• Information shown:

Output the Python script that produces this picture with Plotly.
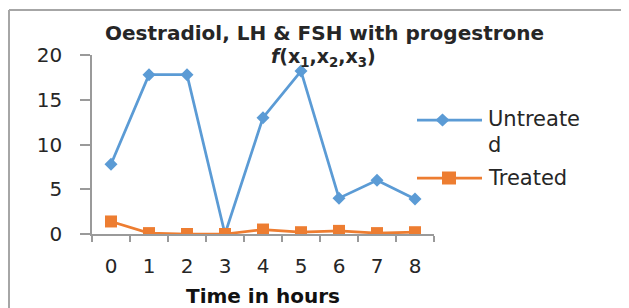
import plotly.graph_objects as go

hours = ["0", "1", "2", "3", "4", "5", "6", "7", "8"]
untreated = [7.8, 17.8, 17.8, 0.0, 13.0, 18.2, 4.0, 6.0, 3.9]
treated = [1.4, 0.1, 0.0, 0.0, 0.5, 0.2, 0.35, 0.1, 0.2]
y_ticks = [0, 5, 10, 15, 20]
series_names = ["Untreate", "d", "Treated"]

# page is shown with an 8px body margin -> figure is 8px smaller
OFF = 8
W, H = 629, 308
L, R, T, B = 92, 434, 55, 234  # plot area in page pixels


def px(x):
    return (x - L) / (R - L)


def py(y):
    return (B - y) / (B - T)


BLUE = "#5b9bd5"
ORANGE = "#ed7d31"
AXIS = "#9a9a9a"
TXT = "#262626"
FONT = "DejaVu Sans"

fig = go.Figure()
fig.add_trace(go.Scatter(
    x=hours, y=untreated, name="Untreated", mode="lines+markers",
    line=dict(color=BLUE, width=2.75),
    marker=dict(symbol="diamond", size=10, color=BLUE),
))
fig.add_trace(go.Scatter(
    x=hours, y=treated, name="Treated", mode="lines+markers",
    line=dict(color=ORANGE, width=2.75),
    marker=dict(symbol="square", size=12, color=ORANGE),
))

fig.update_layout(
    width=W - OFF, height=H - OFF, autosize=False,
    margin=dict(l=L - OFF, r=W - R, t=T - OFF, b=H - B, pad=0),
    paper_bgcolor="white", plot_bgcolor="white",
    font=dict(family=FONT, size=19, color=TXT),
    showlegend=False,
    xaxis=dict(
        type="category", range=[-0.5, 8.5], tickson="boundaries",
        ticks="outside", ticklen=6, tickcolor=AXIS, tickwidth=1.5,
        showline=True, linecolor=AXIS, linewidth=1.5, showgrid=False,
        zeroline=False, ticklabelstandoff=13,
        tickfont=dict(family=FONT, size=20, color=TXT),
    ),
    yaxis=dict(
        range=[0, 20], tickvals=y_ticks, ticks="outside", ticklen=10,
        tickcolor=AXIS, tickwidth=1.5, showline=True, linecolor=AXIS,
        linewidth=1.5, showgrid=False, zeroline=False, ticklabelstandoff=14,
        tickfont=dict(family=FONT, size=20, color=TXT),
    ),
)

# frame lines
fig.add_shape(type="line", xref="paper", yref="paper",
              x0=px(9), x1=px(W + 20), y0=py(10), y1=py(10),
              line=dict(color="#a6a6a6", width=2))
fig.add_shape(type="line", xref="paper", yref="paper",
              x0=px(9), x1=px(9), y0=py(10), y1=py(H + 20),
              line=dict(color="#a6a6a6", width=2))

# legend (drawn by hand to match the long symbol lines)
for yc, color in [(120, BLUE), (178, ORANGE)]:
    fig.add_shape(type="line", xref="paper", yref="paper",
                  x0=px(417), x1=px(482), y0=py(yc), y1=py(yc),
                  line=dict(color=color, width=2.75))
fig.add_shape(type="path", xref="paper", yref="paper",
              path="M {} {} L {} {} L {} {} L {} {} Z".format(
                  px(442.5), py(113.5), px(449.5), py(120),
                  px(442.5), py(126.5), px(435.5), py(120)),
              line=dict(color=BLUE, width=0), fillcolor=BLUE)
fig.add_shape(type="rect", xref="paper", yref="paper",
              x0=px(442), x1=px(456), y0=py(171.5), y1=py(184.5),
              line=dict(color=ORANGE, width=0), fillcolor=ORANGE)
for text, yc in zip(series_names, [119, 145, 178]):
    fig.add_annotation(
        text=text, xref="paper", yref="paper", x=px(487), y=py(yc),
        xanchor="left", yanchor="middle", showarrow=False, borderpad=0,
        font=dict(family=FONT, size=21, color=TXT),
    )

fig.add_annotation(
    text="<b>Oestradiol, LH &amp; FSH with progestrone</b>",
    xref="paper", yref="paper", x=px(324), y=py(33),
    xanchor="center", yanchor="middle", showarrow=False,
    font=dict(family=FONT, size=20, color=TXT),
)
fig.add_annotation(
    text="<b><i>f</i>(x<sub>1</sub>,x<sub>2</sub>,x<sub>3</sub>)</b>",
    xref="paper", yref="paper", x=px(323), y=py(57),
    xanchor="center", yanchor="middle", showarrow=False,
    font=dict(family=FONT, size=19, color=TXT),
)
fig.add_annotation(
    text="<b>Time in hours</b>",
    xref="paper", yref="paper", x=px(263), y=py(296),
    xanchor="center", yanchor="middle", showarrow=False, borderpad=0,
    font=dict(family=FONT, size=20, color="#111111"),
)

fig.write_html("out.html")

• Your objective:
From the first line above down to the line with "import plotly.graph_objects as go", reproduce every line and no others, omitting pictures.

• Complete answer:
Output the Python script that produces this picture with Plotly.
import plotly.graph_objects as go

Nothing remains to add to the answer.